What you will do
Can you pull out each line of the data below that includes the word "script"?

:::::

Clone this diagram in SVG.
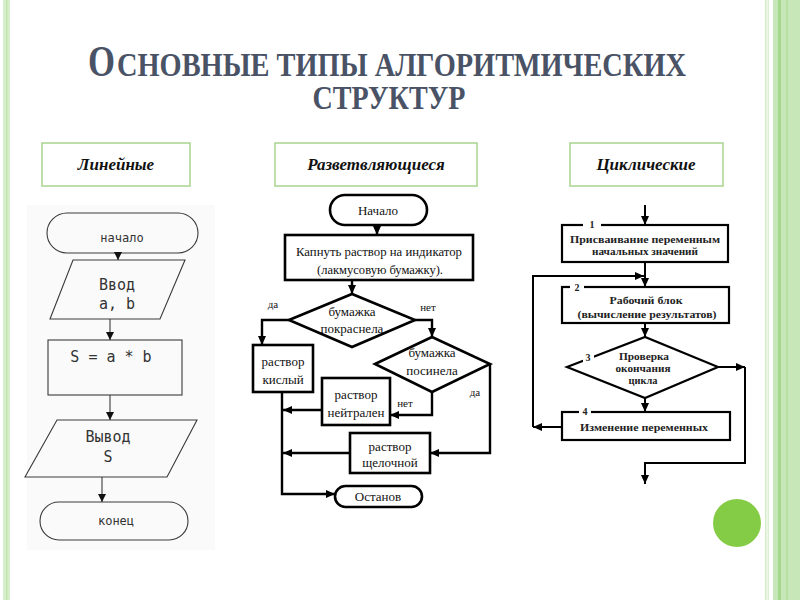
<svg xmlns="http://www.w3.org/2000/svg" width="800" height="600" viewBox="0 0 800 600">
<defs>
<style>
.title{font-family:"Liberation Serif","Times New Roman",serif;fill:#4a5366;font-weight:bold}
.cat{fill:#fff;stroke:#a9d48f;stroke-width:1.5}
.catt{font-family:"Liberation Serif",serif;font-weight:bold;font-style:italic;font-size:17px;fill:#111;text-anchor:middle}
.ln{fill:none;stroke:#3a3a3a;stroke-width:1.1}
.lt{font-family:"DejaVu Sans Mono","Liberation Mono",monospace;fill:#333;text-anchor:middle}
.mn{fill:#fff;stroke:#000;stroke-width:2.6}
.mc{fill:none;stroke:#000;stroke-width:2.4}
.mt{font-family:"Liberation Serif","Times New Roman",serif;font-size:13px;fill:#111;text-anchor:middle}
.ml{font-family:"Liberation Serif","Times New Roman",serif;font-size:11px;fill:#111;text-anchor:middle}
.rn{fill:#fff;stroke:#000;stroke-width:2.2}
.rc{fill:none;stroke:#000;stroke-width:2}
.rt{font-family:"Liberation Serif","Times New Roman",serif;font-size:11px;font-weight:bold;fill:#222;text-anchor:middle}
.rl{font-family:"Liberation Serif",serif;font-size:10px;font-weight:bold;fill:#222;text-anchor:middle}
</style>
<marker id="a1" markerUnits="userSpaceOnUse" markerWidth="8" markerHeight="8" refX="8" refY="4" orient="auto"><path d="M0,0 L8,4 L0,8 z" fill="#111"/></marker>
<marker id="a2" markerUnits="userSpaceOnUse" markerWidth="9" markerHeight="8" refX="9" refY="4" orient="auto"><path d="M0,0 L9,4 L0,8 z" fill="#000"/></marker>
<marker id="a3" markerUnits="userSpaceOnUse" markerWidth="9" markerHeight="8" refX="9" refY="4" orient="auto"><path d="M0,0 L9,4 L0,8 z" fill="#000"/></marker>
</defs>
<rect width="800" height="600" fill="#fff"/>
<g id="border">
<rect x="3" y="0" width="7" height="600" fill="#d6eecb"/>
<rect x="6" y="0" width="1.5" height="600" fill="#c4e6b3"/>
<rect x="765" y="0" width="1.5" height="600" fill="#d3ecc7"/>
<rect x="767.5" y="0" width="1.5" height="600" fill="#d9efcf"/>
<rect x="773" y="0" width="27" height="600" fill="#c8e7b8"/>
<rect x="778" y="0" width="3" height="600" fill="#a6d78e"/>
<rect x="786" y="0" width="2" height="600" fill="#b8e0a5"/>
</g>
<circle id="dot" cx="737" cy="523" r="24" fill="#84cc45"/>
<g id="title">
<text class="title" x="88" y="76" font-size="45" textLength="27" lengthAdjust="spacingAndGlyphs">О</text>
<text class="title" x="117" y="76" font-size="34" textLength="569" lengthAdjust="spacingAndGlyphs">СНОВНЫЕ ТИПЫ АЛГОРИТМИЧЕСКИХ</text>
<text class="title" x="389" y="109" font-size="34" text-anchor="middle" textLength="153" lengthAdjust="spacingAndGlyphs">СТРУКТУР</text>
</g>
<g id="cat-linear"><rect class="cat" x="42" y="143" width="148" height="43"/><text class="catt" x="116" y="170">Линейные</text></g>
<g id="cat-branch"><rect class="cat" x="275" y="143" width="202" height="43"/><text class="catt" x="376" y="170">Разветвляющиеся</text></g>
<g id="cat-loop"><rect class="cat" x="570" y="143" width="153" height="43"/><text class="catt" x="646" y="170">Циклические</text></g>

<rect x="27" y="205" width="188" height="345" fill="#fafafa"/>
<g id="lin-start"><rect class="ln" x="47" y="213" width="151" height="40" rx="20" fill="#fff"/><text class="lt" x="122" y="242" font-size="12">начало</text></g>
<g id="lin-input"><polygon class="ln" points="73,260 185,260 160,319 50,319" fill="#fff"/><text class="lt" x="117" y="290" font-size="15">Ввод</text><text class="lt" x="117" y="309" font-size="15">a, b</text></g>
<g id="lin-calc"><rect class="ln" x="48" y="340" width="134" height="55" fill="#fff"/><text class="lt" x="111" y="362" font-size="15">S = a * b</text></g>
<g id="lin-output"><polygon class="ln" points="57,420 197,420 167,477 25,477" fill="#fff"/><text class="lt" x="108" y="442" font-size="15">Вывод</text><text class="lt" x="108" y="462" font-size="15">S</text></g>
<g id="lin-end"><rect class="ln" x="40" y="502" width="148" height="38" rx="19" fill="#fff"/><text class="lt" x="116" y="525" font-size="12">конец</text></g>
<g id="lin-connectors">
<line class="ln" x1="118" y1="253" x2="118" y2="260" marker-end="url(#a1)"/>
<line class="ln" x1="110" y1="319" x2="110" y2="340" marker-end="url(#a1)"/>
<line class="ln" x1="110" y1="395" x2="110" y2="420" marker-end="url(#a1)"/>
<line class="ln" x1="102" y1="477" x2="102" y2="502" marker-end="url(#a1)"/>
</g>

<g id="br-connectors">
<line class="mc" x1="377" y1="225" x2="377" y2="235" marker-end="url(#a2)"/>
<line class="mc" x1="352" y1="280" x2="352" y2="294" marker-end="url(#a2)"/>
<polyline class="mc" points="289,320 262,320 262,345" marker-end="url(#a2)"/>
<polyline class="mc" points="415,320 432,320 432,337" marker-end="url(#a2)"/>
<polyline class="mc" points="432,392 432,415 390,415" marker-end="url(#a2)"/>
<polyline class="mc" points="490,364 490,453 430,453" marker-end="url(#a2)"/>
<polyline class="mc" points="282,392 282,494 335,494" marker-end="url(#a2)"/>
<line class="mc" x1="322" y1="410" x2="283" y2="410" marker-end="url(#a2)"/>
<line class="mc" x1="350" y1="453" x2="283" y2="453" marker-end="url(#a2)"/>
</g>
<g id="br-start"><rect class="mn" x="330" y="195" width="97" height="30" rx="15"/><text class="mt" x="378" y="215">Начало</text></g>
<g id="br-drop"><rect class="mn" x="285" y="235" width="188" height="45"/><text class="mt" x="379" y="256" textLength="166" lengthAdjust="spacingAndGlyphs">Капнуть раствор на индикатор</text><text class="mt" x="380" y="274" textLength="126" lengthAdjust="spacingAndGlyphs">(лакмусовую бумажку).</text></g>
<g id="br-red"><polygon class="mn" points="289,320 352,294 415,320 352,347"/><text class="mt" x="352" y="316">бумажка</text><text class="mt" x="352" y="333">покраснела</text></g>
<g id="br-blue"><polygon class="mn" points="375,364 432,337 490,364 432,392"/><text class="mt" x="432" y="357">бумажка</text><text class="mt" x="432" y="375">посинела</text></g>
<g id="br-acid"><rect class="mn" x="253" y="345" width="60" height="47"/><text class="mt" x="283" y="366">раствор</text><text class="mt" x="283" y="384">кислый</text></g>
<g id="br-neutral"><rect class="mn" x="322" y="378" width="68" height="47"/><text class="mt" x="356" y="399">раствор</text><text class="mt" x="356" y="417">нейтрален</text></g>
<g id="br-alkali"><rect class="mn" x="350" y="433" width="80" height="40"/><text class="mt" x="390" y="451">раствор</text><text class="mt" x="390" y="467">щелочной</text></g>
<g id="br-stop"><rect class="mn" x="335" y="486" width="87" height="21" rx="10.5"/><text class="mt" x="378" y="501">Останов</text></g>
<g id="br-labels">
<text class="ml" x="273" y="308">да</text>
<text class="ml" x="428" y="311">нет</text>
<text class="ml" x="405" y="407">нет</text>
<text class="ml" x="475" y="396">да</text>
</g>

<g id="lp-connectors">
<line class="rc" x1="645" y1="205" x2="645" y2="225" marker-end="url(#a3)"/>
<line class="rc" x1="645" y1="262" x2="645" y2="287" marker-end="url(#a3)"/>
<line class="rc" x1="645" y1="323" x2="645" y2="337" marker-end="url(#a3)"/>
<line class="rc" x1="645" y1="398" x2="645" y2="412" marker-end="url(#a3)"/>
<line class="rc" x1="562" y1="427" x2="533" y2="427" marker-end="url(#a3)"/>
<polyline class="rc" points="533,427 533,276 644,276" marker-end="url(#a3)"/>
<line class="rc" x1="718" y1="367" x2="745" y2="367" marker-end="url(#a3)"/>
<polyline class="rc" points="745,367 745,463 645,463 645,484" marker-end="url(#a3)"/>
</g>
<g id="lp-init"><rect class="rn" x="562" y="225" width="166" height="37"/><rect x="583" y="221" width="18" height="8" fill="#fff"/><text class="rl" x="592" y="228">1</text><text class="rt" x="645" y="243" textLength="150" lengthAdjust="spacingAndGlyphs">Присваивание переменным</text><text class="rt" x="645" y="255" textLength="106" lengthAdjust="spacingAndGlyphs">начальных значений</text></g>
<g id="lp-work"><rect class="rn" x="562" y="287" width="167" height="36"/><rect x="570" y="283" width="14" height="8" fill="#fff"/><text class="rl" x="577" y="291">2</text><text class="rt" x="646" y="304" textLength="73" lengthAdjust="spacingAndGlyphs">Рабочий блок</text><text class="rt" x="647" y="318" textLength="139" lengthAdjust="spacingAndGlyphs">(вычисление результатов)</text></g>
<g id="lp-check"><polygon class="rn" points="567,367 645,337 718,367 645,398"/><rect x="583" y="352" width="11" height="10" fill="#fff"/><text class="rl" x="588" y="361">3</text><text class="rt" x="644" y="360" textLength="50" lengthAdjust="spacingAndGlyphs">Проверка</text><text class="rt" x="643" y="372" textLength="55" lengthAdjust="spacingAndGlyphs">окончания</text><text class="rt" x="643" y="384" textLength="29" lengthAdjust="spacingAndGlyphs">цикла</text></g>
<g id="lp-change"><rect class="rn" x="562" y="412" width="168" height="28"/><rect x="579" y="408" width="12" height="8" fill="#fff"/><text class="rl" x="585" y="415">4</text><text class="rt" x="644" y="431" textLength="128" lengthAdjust="spacingAndGlyphs">Изменение переменных</text></g>
</svg>
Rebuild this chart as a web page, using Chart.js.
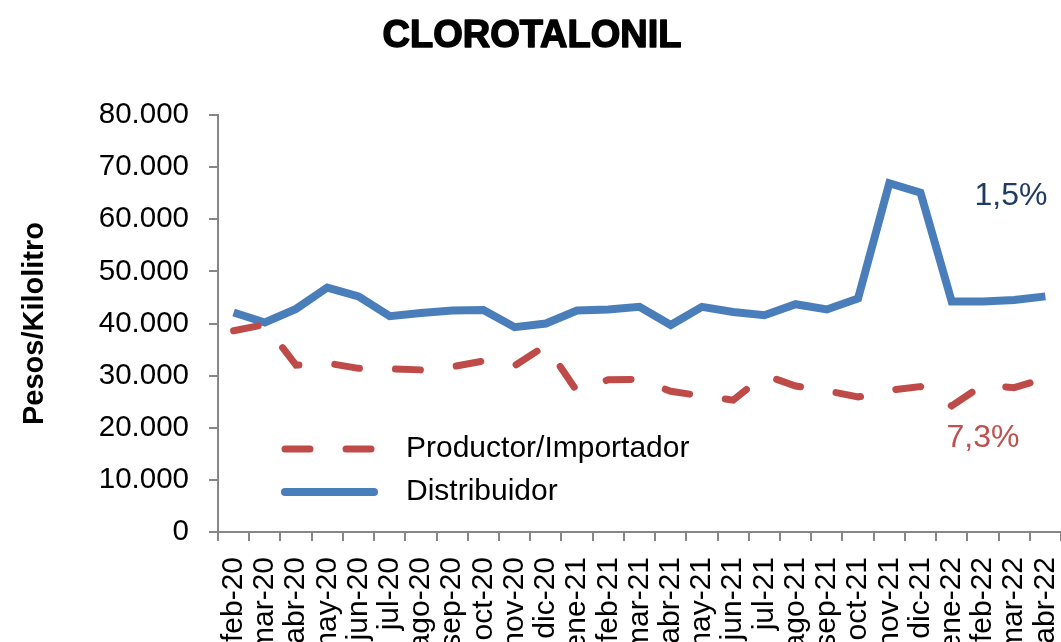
<!DOCTYPE html>
<html>
<head>
<meta charset="utf-8">
<script src="https://cdn.jsdelivr.net/npm/chart.js@4"></script>
<style>
  html, body { margin: 0; padding: 0; background: #fff; overflow: hidden; }
  #wrap { width: 1061px; height: 700px; }
</style>
</head>
<body>
<div id="wrap"><canvas id="chart" width="1061" height="700"></canvas></div>
<script>
// datos
const meses = ['feb-20', 'mar-20', 'abr-20', 'may-20', 'jun-20', 'jul-20', 'ago-20', 'sep-20', 'oct-20',
    'nov-20', 'dic-20', 'ene-21', 'feb-21', 'mar-21', 'abr-21', 'may-21', 'jun-21', 'jul-21', 'ago-21',
    'sep-21', 'oct-21', 'nov-21', 'dic-21', 'ene-22', 'feb-22', 'mar-22', 'abr-22'];
const productor = [38600, 39800, 32000, 32400, 31400, 31300, 31100, 31700, 32800,
    31900, 35800, 27000, 29200, 29300, 27000, 26100, 25300, 30100, 28000,
    27100, 25900, 27200, 27900, 24200, 28200, 27700, 29500];
const distribuidor = [42100, 40200, 42800, 46900, 45200, 41400, 42000, 42500, 42600,
    39300, 40000, 42500, 42700, 43200, 39700, 43200, 42200, 41600, 43700,
    42700, 44800, 66900, 65100, 44200, 44200, 44500, 45200];
const variaciones = ['1,5%', '7,3%'];

const AZUL = '#4A7EBB';
const ROJO = '#BE4B48';
const GRIS = '#868686';
const FUENTE = '"Liberation Sans", Arial, sans-serif';

// titulo, leyenda y etiquetas de variacion
const extras = {
    id: 'extras',
    afterDraw(chart) {
        const ctx = chart.ctx;
        ctx.save();
        ctx.fillStyle = '#000';
        ctx.strokeStyle = '#000';
        ctx.lineWidth = 1.5;
        ctx.lineJoin = 'round';
        ctx.font = 'bold 38px ' + FUENTE;
        ctx.textAlign = 'center';
        ctx.textBaseline = 'middle';
        ctx.fillText('CLOROTALONIL', 532, 37);
        ctx.strokeText('CLOROTALONIL', 532, 37);

        // leyenda
        const items = [
            { texto: 'Productor/Importador', color: ROJO, dash: [25, 36], ancho: 7, y: 449 },
            { texto: 'Distribuidor', color: AZUL, dash: [], ancho: 8, y: 492 }
        ];
        items.forEach(it => {
            ctx.beginPath();
            ctx.strokeStyle = it.color;
            ctx.lineWidth = it.ancho;
            ctx.lineCap = 'round';
            ctx.setLineDash(it.dash);
            ctx.moveTo(285, it.y);
            ctx.lineTo(374, it.y);
            ctx.stroke();
            ctx.setLineDash([]);
            ctx.fillStyle = '#000';
            ctx.font = '30px ' + FUENTE;
            ctx.textAlign = 'left';
            ctx.fillText(it.texto, 406, it.y);
        });

        ctx.font = '32px ' + FUENTE;
        ctx.textAlign = 'center';
        ctx.fillStyle = '#1F3B64';
        ctx.fillText(variaciones[0], 1011, 196);
        ctx.fillStyle = '#C0504D';
        ctx.fillText(variaciones[1], 983, 438);
        ctx.restore();
    }
};

const chart = new Chart(document.getElementById('chart'), {
    type: 'line',
    data: {
        labels: meses,
        datasets: [{
            label: 'Productor/Importador',
            data: productor,
            borderColor: ROJO,
            borderWidth: 7,
            borderDash: [25, 36],
            borderCapStyle: 'round',
            pointRadius: 0,
            tension: 0
        }, {
            label: 'Distribuidor',
            data: distribuidor,
            borderColor: AZUL,
            borderWidth: 8,
            pointRadius: 0,
            tension: 0
        }]
    },
    options: {
        responsive: false,
        devicePixelRatio: 1,
        animation: false,
        layout: { padding: { top: 115, left: 0, right: 0, bottom: 0 } },
        plugins: {
            legend: { display: false },
            tooltip: { enabled: false }
        },
        scales: {
            x: {
                offset: true,
                afterFit(scale) {
                    scale.height = 700 - 532;
                    scale.paddingLeft = 0;
                    scale.paddingRight = 0;
                },
                grid: { offset: true, drawOnChartArea: false, tickLength: 9, color: GRIS, lineWidth: 2 },
                border: { color: GRIS, width: 2 },
                ticks: {
                    color: '#000',
                    font: { family: FUENTE, size: 30 },
                    minRotation: 90,
                    maxRotation: 90,
                    autoSkip: false,
                    padding: 16
                }
            },
            y: {
                min: 0,
                max: 80000,
                afterFit(scale) { scale.width = 218; },
                grid: { drawOnChartArea: false, tickLength: 9, color: GRIS, lineWidth: 2 },
                border: { color: GRIS, width: 2 },
                ticks: {
                    stepSize: 10000,
                    color: '#000',
                    padding: 20,
                    font: { family: FUENTE, size: 29.5 },
                    callback: v => v === 0 ? '0' : v.toString().replace(/\B(?=(\d{3})+(?!\d))/g, '.')
                },
                title: {
                    display: true,
                    text: 'Pesos/Kilolitro',
                    color: '#000',
                    font: { family: FUENTE, size: 29, weight: 'bold' },
                    padding: { top: 18, bottom: 0 }
                }
            }
        }
    },
    plugins: [extras]
});
</script>
</body>
</html>
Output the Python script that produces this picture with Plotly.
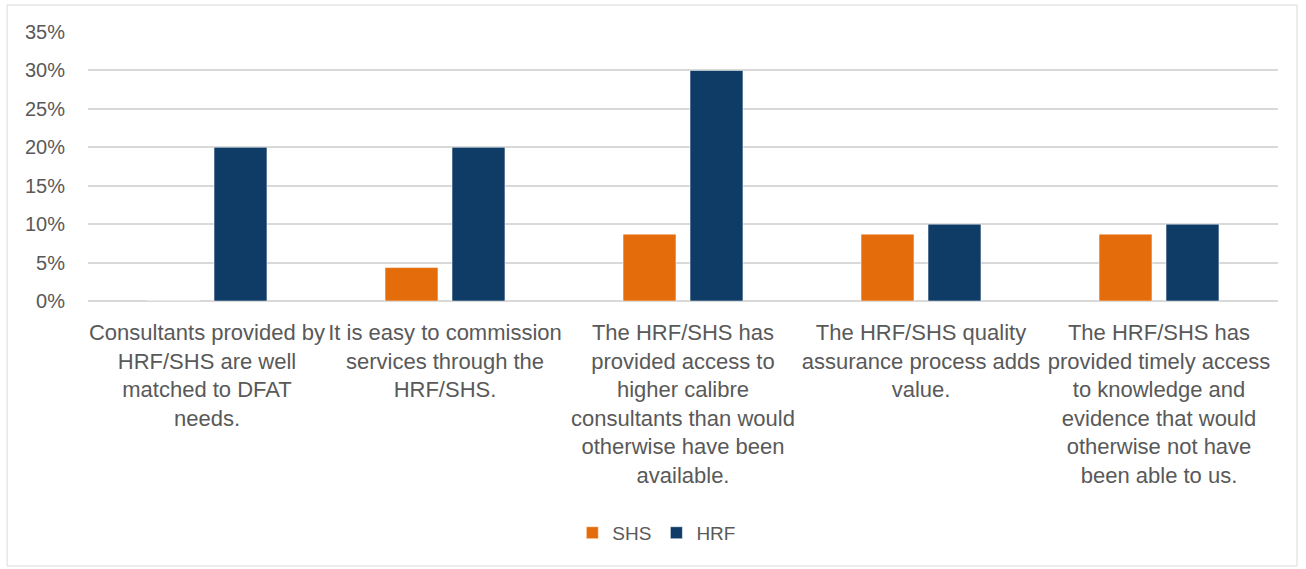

:::::

Result
<script src="https://cdn.jsdelivr.net/npm/chart.js@4"></script>
<script>
</script>
Output the Python script that produces this picture with Plotly.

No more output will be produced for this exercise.